Шопенгауэр видел в женском не врага, а проявление того, чего он не мог вынести в себе — тяги, желания, участие. Он говорил, воля — это суть всего, но в женщине она становится видимой, видимой до ужаса. Потому что там, где мы ищем утешение, он видел механизм. Там, где мы надеемся на нежность, он видел структуру — холодную и слепую.
Он отказался от близости, потому что каждый раз, приближаясь, чувствовал, как теряет себя. И чтобы сохранить остатки внутреннего суверенитета, он отрёкся от образа, от связи, от веры.
Шопенгауэр говорит — ты думаешь, что выбираешь? Нет. Ты исполняешь.
И это ранит больше, чем любые обиды. Потому что отнимает последнюю иллюзию — свободу в любви. Он натурализовал то, что другие романтизировали. Он не говорил — женщины плохи. Он говорил — женщины не виноваты, виновата воля. И в женщине она слишком ярко светится, и этим ослепляет.
Его мизантропия — это форма отчаянной защиты. От того, чтобы снова не поверить, снова не отдаться, его философия — это монастырь без Бога.
Он показывает, как работает мир. Без прикрас. Без поэзии.
Шопенгауэр не дает утешения. И в этом его честность. Его философия не о ненависти, она о побеге. Не от женщины, от воли, от той силы, что обманывает нас счастьем, о карме с состраданием.
Ницше, казалось бы, ученик, но пошел другим путем. Он танцевал там, где Шопенгауэр замер. В женщине он увидел тайну, игру, магию. Но он тоже остался снаружи. Ни один из них не впустил женщину как равную, просто потому, что оба видели в ней не личность, а силу. Притяжение, не ведающее логики. Ницше улыбался этой силе. Шопенгауэр прятался от нее.

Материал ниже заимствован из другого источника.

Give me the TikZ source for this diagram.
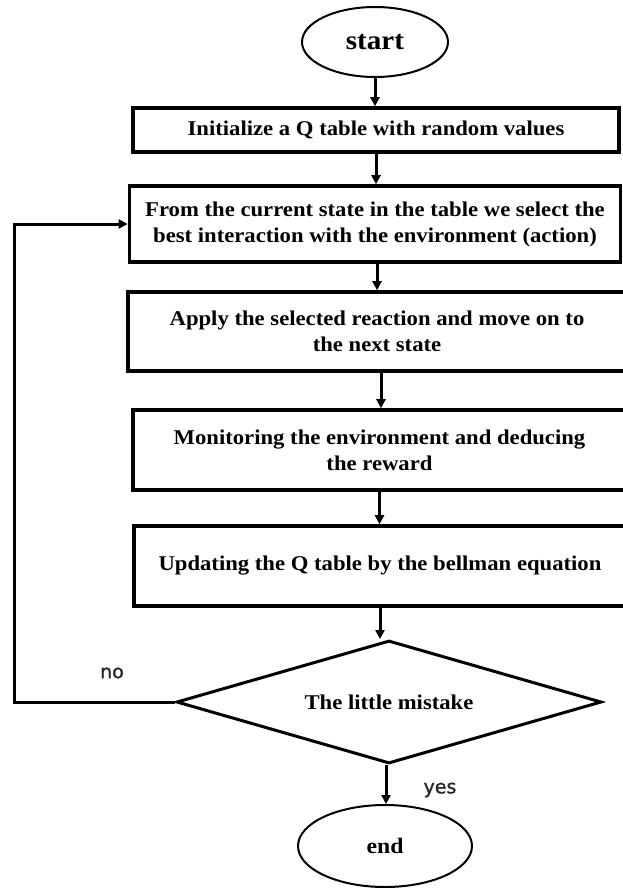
\documentclass[tikz,border=0pt]{standalone}
\usepackage{fontspec}
\setmainfont{Liberation Serif}
\newfontfamily\boxfont[FakeStretch=1.08]{Liberation Serif}
\newfontfamily\labelfont[FakeBold=1.2]{DejaVu Sans}
\usetikzlibrary{shapes.geometric,arrows.meta}
\begin{document}
\begin{tikzpicture}[x=1pt,y=-1pt,
  box/.style={draw,line width=3.6pt,rectangle,inner sep=0pt,align=center,
    font=\boxfont\bfseries\fontsize{21}{26}\selectfont},
  term/.style={draw,line width=2pt,ellipse,inner sep=0pt,
    font=\boxfont\bfseries\fontsize{21}{24}\selectfont},
  dia/.style={draw,diamond,aspect=3.45,line width=3pt,inner sep=0pt,
    font=\boxfont\bfseries\fontsize{21}{24}\selectfont},
  arr/.style={line width=3pt,-{Triangle[length=9pt,width=9pt]}},
  lbl/.style={font=\labelfont\fontsize{19}{22}\selectfont,text=black!85}]
\useasboundingbox (0,0) rectangle (622,888);
\node[term,minimum width=146,minimum height=70,font=\boxfont\bfseries\fontsize{27}{30}\selectfont] (start) at (375,42) {start};
\node[box,minimum width=486,minimum height=44] (b1) at (376,130) {Initialize a Q table with random values};
\node[box,minimum width=491,minimum height=76] (b2) at (375,224) {From the current state in the table we select the\\best interaction with the environment (action)};
\node[box,minimum width=498,minimum height=79] (b3) at (377,331.5) {Apply the selected reaction and move on to\\the next state};
\node[box,minimum width=493,minimum height=80] (b4) at (379.5,450) {Monitoring the environment and deducing\\the reward};
\node[box,minimum width=492,minimum height=80] (b5) at (380,566) {Updating the Q table by the bellman equation};
\node[dia,minimum width=425,minimum height=123] (dec) at (389,702) {The little mistake};
\node[term,minimum width=174,minimum height=82,font=\boxfont\bfseries\fontsize{22}{24}\selectfont] (end) at (385,846) {end};
\node[lbl] (no) at (112,673) {no};
\node[lbl] (yes) at (440,790) {yes};
\coordinate (lp) at (14,0);
\draw[arr] (start.south) -- (start.south |- b1.north);
\draw[arr] (b1.south) -- (b1.south |- b2.north);
\draw[arr] ([xshift=2pt]b2.south) -- ([xshift=2pt]b2.south |- b3.north);
\draw[arr] ([xshift=4pt]b3.south) -- ([xshift=4pt]b3.south |- b4.north);
\draw[arr] (b4.south) -- (b4.south |- b5.north);
\draw[arr] (b5.south) -- (b5.south |- dec.north);
\draw[arr] ([xshift=-3pt]dec.south) -- ([xshift=-3pt]dec.south |- end.north);
\draw[arr] (dec.west) -- (dec.west -| lp) |- (b2.west);
\end{tikzpicture}
\end{document}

Интернет-форумы, радикальные манифесты, псевдоинтеллектуальные споры — везде звучит его голос. Но слышат ли они его действительно? Или только вырывают удобные цитаты, чтобы оправдать свою слабость?
Шопенгауэр не оправдывал жестокость. Он ее анализировал, не говорил доминируй, он говорил бойся. Бойся воли, бойся себя, бойся привязанности, которая делает себя уязвимым, а потом разрушает. Его философия ранит, но ранит не женщину, ранит идею, что любовь может нас спасти. Он пишет, женщина воплощение всего, от чего надо отказаться, чтобы быть свободным.
Но это не дает полноты. Шопенгауэр — незавершенный путь, он карта боли. Которая указывает, где опасно, но не подсказывает, куда идти дальше. Мы читаем его не для того, чтобы последовать за ним, а для того, чтобы понять, что происходит, когда гений заключает боль в форму и больше не может выбраться.
Его ясность — ледяная, его проницательность — жестока. Но она правдива, и именно потому мы не имеем права её игнорировать.
..Гениальность без любви превращается в острое. Что может пронзить ложь, но не может спасти.
Шопенгауэр дал нам взгляд. Но именно нам решать, что с ним делать, уколоть или исцелить.